Water running over a lip was the easiest source for filling the bucket. The rim of the bucket is flexible and tends to close when dipping it. We filled the bucket in stages. On the first dip we would fill it partially, the water in the bucket would help hold the bucket open for the next dip, and so on. Filling the bucket with the three dip method, still only took seconds.

Small cord provides tension on the handles

Returning to camp with a full bucket of water we placed it on a relatively flat spot. If the bucket was over half full, it had a tendency to collapse after standing untouched for some time. To solve the collapsing problem, we rigged the handle so that it had upward tension. A string tied above the bucket works well, but we also used a stick through the handle. The trick is to provide a bit of tension on the handles.

The bucket could also be hoisted to hang free, but we never tried it.

Once in camp, we filled our cooking pot with the water from the bucket.
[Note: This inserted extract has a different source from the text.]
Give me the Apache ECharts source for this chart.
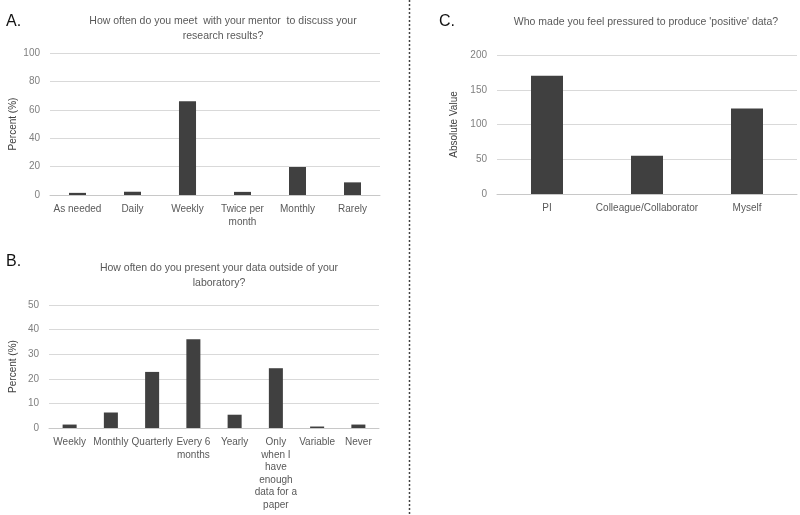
<!DOCTYPE html>
<html>
<head>
<meta charset="utf-8">
<script src="https://cdn.jsdelivr.net/npm/echarts@6/dist/echarts.min.js"></script>
<style>html,body{margin:0;padding:0;background:#fff}#c{width:800px;height:515px}</style>
</head>
<body>
<div id="c"></div>
<script>
// Panel A
const catsA = ['As needed', 'Daily', 'Weekly', 'Twice per\nmonth', 'Monthly', 'Rarely'];
const valsA = [1.5, 2.3, 66, 2.2, 19.7, 8.9];
const titleA = 'How often do you meet  with your mentor  to discuss your\nresearch results?';
// Panel B
const catsB = ['Weekly', 'Monthly', 'Quarterly', 'Every 6\nmonths', 'Yearly', 'Only\nwhen I\nhave\nenough\ndata for a\npaper', 'Variable', 'Never'];
const valsB = [1.4, 6.3, 22.8, 36.1, 5.4, 24.3, 0.6, 1.4];
const titleB = 'How often do you present your data outside of your\nlaboratory?';
// Panel C
const catsC = ['PI', 'Colleague/Collaborator', 'Myself'];
const valsC = [170, 55, 123];
const titleC = "Who made you feel pressured to produce 'positive' data?";

const FONT = 'Liberation Sans';
const barColor = '#404040';
const gridColor = '#d9d9d9';
const tickColor = '#7f7f7f';

function xAxis(gi, data) {
  return {
    type: 'category', gridIndex: gi, data: data,
    axisLine: { lineStyle: { color: '#c8c8c8' } },
    axisTick: { show: false },
    axisLabel: { color: '#595959', fontFamily: FONT, fontSize: 10, lineHeight: 12.5, interval: 0, margin: 8 }
  };
}
function yAxis(gi, max, interval, name, gap) {
  return {
    type: 'value', gridIndex: gi, min: 0, max: max, interval: interval,
    name: name, nameLocation: 'middle', nameGap: gap, nameRotate: 90,
    nameTextStyle: { color: '#404040', fontFamily: FONT, fontSize: 10 },
    axisLine: { show: false }, axisTick: { show: false },
    axisLabel: { color: tickColor, fontFamily: FONT, fontSize: 10, margin: 10 },
    splitLine: { lineStyle: { color: gridColor } }
  };
}
const titleStyle = { color: '#595959', fontFamily: FONT, fontSize: 10.5, fontWeight: 'normal', lineHeight: 15 };

const chart = echarts.init(document.getElementById('c'), null, { renderer: 'canvas' });
chart.setOption({
  animation: false,
  backgroundColor: '#fff',
  title: [
    { text: titleA, left: 218, top: 9, textAlign: 'center', textStyle: Object.assign({ align: 'center' }, titleStyle) },
    { text: titleB, left: 214, top: 256, textAlign: 'center', textStyle: Object.assign({ align: 'center' }, titleStyle) },
    { text: titleC, left: 641, top: 10, textAlign: 'center', textStyle: Object.assign({ align: 'center' }, titleStyle) },
    { text: 'A.', left: 1, top: 9, textStyle: { color: '#111', fontFamily: FONT, fontSize: 16, fontWeight: 'normal' } },
    { text: 'B.', left: 1, top: 249, textStyle: { color: '#111', fontFamily: FONT, fontSize: 16, fontWeight: 'normal' } },
    { text: 'C.', left: 434, top: 9, textStyle: { color: '#111', fontFamily: FONT, fontSize: 16, fontWeight: 'normal' } }
  ],
  grid: [
    { left: 50, top: 53, width: 330, height: 142 },
    { left: 49, top: 305, width: 330, height: 123 },
    { left: 497, top: 55, width: 300, height: 139 }
  ],
  xAxis: [xAxis(0, catsA), xAxis(1, catsB), xAxis(2, catsC)],
  yAxis: [
    yAxis(0, 100, 20, 'Percent (%)', 32),
    yAxis(1, 50, 10, 'Percent (%)', 31),
    yAxis(2, 200, 50, 'Absolute Value', 38)
  ],
  series: [
    { type: 'bar', xAxisIndex: 0, yAxisIndex: 0, data: valsA, barWidth: '31%', itemStyle: { color: barColor } },
    { type: 'bar', xAxisIndex: 1, yAxisIndex: 1, data: valsB, barWidth: '34%', itemStyle: { color: barColor } },
    { type: 'bar', xAxisIndex: 2, yAxisIndex: 2, data: valsC, barWidth: '32%', itemStyle: { color: barColor } }
  ],
  graphic: [
    { type: 'line', shape: { x1: 409.5, y1: 0, x2: 409.5, y2: 515 }, style: { stroke: '#444', lineWidth: 1.5, lineDash: [2, 2] } }
  ]
});
</script>
</body>
</html>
We did not need to filter the water we were planning on boiling. For our drinking water, we filtered the water from the bucket while sitting in camp.

We never stored the bucket in the provided small container.

We did use the container to store our dish cleaning supplies (scrubber, scrapper, scent free biodegradable soap, etc). These supplies were used while car camping.

We eventually bought a second bucket. One was used for collecting water to treat (dirty water) and the other was used for clean water or to fill from a water spigot.

Downed limb rigged to provide tension on the handle

Amy was right, the bucket was a nice addition to our camp kitchen. We used it in the backcountry and around the campgrounds.